◆ Problem statement
Gather all lines in the data that hold the string "this".

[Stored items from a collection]
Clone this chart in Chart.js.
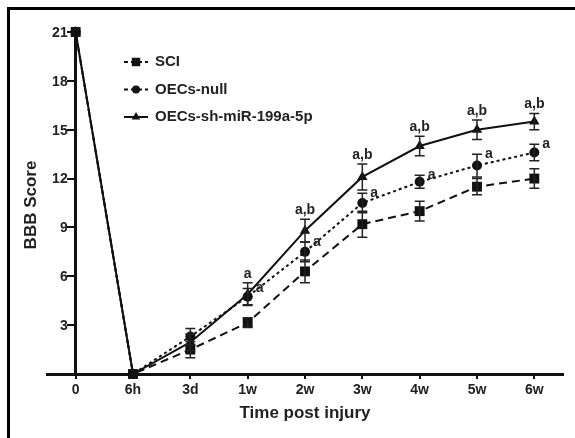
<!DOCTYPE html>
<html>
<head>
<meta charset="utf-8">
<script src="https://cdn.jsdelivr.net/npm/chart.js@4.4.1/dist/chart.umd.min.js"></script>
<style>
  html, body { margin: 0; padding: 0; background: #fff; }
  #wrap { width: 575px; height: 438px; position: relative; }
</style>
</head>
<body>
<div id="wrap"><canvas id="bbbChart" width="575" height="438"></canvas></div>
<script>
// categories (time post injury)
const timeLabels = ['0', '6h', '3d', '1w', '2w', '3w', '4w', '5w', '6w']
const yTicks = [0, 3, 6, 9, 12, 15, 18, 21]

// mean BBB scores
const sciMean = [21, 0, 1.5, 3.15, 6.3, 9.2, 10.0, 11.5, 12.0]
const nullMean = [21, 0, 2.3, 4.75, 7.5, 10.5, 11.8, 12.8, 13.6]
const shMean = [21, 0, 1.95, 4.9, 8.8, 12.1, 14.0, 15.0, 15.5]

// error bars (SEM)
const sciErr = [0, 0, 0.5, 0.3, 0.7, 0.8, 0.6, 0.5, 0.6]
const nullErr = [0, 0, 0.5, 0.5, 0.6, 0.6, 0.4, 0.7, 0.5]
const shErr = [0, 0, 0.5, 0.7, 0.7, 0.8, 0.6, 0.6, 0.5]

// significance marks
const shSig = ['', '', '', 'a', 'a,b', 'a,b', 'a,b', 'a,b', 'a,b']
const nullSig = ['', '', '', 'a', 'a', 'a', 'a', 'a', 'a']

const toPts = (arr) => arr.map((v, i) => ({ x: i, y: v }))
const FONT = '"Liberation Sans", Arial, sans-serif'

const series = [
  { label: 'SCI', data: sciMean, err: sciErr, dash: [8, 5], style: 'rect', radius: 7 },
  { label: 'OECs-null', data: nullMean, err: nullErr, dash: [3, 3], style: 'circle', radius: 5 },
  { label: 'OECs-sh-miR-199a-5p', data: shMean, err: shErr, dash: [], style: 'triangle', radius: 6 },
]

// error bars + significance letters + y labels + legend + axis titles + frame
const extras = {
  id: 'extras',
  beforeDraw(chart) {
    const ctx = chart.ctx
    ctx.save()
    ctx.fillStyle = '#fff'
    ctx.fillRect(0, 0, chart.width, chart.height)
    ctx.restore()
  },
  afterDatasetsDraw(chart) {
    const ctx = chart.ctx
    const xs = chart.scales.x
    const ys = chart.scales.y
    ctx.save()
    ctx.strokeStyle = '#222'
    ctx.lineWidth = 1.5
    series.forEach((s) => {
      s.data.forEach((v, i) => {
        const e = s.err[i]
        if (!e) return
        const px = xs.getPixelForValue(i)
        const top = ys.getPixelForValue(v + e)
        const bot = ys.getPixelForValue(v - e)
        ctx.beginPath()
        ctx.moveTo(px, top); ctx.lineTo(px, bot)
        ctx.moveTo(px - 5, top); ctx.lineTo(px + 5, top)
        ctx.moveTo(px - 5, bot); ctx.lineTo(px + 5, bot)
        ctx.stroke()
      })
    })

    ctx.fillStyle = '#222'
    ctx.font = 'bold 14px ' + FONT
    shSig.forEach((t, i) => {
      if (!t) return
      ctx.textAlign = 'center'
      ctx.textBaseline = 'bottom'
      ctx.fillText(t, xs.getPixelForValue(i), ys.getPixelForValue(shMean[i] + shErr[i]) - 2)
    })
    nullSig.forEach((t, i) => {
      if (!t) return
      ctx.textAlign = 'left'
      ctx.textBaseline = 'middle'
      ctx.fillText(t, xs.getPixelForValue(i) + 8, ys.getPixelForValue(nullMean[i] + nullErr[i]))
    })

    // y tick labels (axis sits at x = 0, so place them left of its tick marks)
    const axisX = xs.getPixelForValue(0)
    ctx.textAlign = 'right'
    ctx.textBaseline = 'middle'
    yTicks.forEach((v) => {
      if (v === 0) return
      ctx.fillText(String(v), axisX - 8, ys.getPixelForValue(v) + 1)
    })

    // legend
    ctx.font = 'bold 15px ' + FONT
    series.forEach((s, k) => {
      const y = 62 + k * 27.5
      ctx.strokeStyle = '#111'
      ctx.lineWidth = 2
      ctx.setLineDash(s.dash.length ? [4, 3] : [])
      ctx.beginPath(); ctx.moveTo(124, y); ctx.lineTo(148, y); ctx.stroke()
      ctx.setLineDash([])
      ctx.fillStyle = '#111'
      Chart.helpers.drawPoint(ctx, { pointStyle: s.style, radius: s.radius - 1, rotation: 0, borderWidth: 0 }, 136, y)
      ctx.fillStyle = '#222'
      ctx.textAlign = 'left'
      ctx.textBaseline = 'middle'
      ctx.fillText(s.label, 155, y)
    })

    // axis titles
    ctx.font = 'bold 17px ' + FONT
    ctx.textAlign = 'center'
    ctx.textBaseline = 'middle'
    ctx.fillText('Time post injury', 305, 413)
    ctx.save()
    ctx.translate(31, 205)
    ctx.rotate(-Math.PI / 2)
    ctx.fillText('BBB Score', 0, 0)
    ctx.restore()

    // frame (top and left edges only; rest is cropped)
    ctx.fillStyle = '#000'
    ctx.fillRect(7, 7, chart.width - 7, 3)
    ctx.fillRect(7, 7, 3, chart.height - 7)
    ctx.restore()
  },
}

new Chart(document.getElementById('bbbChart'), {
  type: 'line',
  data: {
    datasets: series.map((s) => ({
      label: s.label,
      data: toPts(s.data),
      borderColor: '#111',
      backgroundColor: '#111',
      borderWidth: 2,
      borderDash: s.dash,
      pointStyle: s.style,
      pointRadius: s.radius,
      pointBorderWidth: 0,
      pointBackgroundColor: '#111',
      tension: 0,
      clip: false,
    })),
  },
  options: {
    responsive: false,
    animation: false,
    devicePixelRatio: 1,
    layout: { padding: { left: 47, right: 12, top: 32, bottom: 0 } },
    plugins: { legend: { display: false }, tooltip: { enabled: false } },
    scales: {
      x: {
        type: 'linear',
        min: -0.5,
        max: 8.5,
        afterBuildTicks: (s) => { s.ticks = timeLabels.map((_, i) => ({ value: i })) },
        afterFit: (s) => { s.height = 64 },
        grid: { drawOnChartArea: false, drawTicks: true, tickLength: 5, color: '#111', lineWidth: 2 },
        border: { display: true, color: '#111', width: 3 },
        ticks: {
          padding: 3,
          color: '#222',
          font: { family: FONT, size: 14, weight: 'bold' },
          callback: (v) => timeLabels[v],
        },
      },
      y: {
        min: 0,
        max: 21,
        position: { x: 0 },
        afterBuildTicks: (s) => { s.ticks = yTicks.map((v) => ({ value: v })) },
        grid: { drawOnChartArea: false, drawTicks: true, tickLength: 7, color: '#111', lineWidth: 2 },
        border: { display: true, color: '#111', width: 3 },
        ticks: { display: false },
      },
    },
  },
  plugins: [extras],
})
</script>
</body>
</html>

---

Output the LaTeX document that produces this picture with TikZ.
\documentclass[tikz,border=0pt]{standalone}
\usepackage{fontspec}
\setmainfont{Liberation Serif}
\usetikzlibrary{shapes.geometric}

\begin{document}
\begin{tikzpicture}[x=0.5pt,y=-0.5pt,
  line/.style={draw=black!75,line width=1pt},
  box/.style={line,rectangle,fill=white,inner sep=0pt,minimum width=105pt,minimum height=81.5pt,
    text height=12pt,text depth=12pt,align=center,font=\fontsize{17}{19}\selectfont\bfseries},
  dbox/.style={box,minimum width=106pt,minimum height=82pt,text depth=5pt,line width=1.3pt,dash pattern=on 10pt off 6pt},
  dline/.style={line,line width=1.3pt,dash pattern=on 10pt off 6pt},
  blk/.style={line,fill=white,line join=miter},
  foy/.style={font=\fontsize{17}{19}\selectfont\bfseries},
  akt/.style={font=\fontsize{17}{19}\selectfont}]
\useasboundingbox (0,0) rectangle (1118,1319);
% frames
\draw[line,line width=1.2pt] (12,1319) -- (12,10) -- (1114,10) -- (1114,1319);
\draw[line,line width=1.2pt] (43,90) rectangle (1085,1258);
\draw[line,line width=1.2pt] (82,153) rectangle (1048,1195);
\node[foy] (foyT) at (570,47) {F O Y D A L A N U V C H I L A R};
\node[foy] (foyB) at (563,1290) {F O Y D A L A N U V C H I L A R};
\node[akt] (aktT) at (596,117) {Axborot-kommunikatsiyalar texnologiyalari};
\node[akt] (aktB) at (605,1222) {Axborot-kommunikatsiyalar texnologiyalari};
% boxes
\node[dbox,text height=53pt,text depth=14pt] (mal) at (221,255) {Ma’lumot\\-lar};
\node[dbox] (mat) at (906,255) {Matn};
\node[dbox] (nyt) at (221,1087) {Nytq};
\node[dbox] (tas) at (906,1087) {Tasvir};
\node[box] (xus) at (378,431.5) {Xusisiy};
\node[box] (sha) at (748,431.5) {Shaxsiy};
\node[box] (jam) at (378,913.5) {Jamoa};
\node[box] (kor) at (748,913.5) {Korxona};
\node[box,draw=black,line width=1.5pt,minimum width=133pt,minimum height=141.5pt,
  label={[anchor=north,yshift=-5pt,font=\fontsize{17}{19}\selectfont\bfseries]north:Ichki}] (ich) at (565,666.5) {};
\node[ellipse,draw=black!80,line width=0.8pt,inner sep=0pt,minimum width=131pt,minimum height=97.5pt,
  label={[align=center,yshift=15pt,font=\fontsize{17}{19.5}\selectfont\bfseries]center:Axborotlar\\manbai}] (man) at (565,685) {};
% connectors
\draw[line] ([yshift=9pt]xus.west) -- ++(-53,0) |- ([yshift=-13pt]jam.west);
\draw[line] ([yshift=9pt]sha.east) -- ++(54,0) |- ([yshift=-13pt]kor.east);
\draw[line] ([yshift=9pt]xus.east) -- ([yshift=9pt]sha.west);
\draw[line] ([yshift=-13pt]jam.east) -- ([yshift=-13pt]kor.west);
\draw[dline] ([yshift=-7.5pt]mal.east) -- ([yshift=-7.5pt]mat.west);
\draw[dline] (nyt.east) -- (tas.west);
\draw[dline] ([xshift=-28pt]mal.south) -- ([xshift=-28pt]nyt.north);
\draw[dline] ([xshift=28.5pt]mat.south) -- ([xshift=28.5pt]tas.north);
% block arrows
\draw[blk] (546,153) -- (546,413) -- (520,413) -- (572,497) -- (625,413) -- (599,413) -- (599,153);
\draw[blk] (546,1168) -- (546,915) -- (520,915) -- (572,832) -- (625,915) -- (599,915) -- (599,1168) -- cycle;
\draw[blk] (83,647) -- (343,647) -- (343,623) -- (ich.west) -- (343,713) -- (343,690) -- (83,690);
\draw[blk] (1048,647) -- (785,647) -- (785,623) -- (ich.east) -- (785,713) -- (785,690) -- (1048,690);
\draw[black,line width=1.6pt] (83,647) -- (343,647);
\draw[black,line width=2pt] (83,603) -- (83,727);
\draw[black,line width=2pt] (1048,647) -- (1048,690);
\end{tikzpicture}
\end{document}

◆ Exercise response
Clone this chart in Chart.js.
Output the LaTeX document that produces this picture with TikZ.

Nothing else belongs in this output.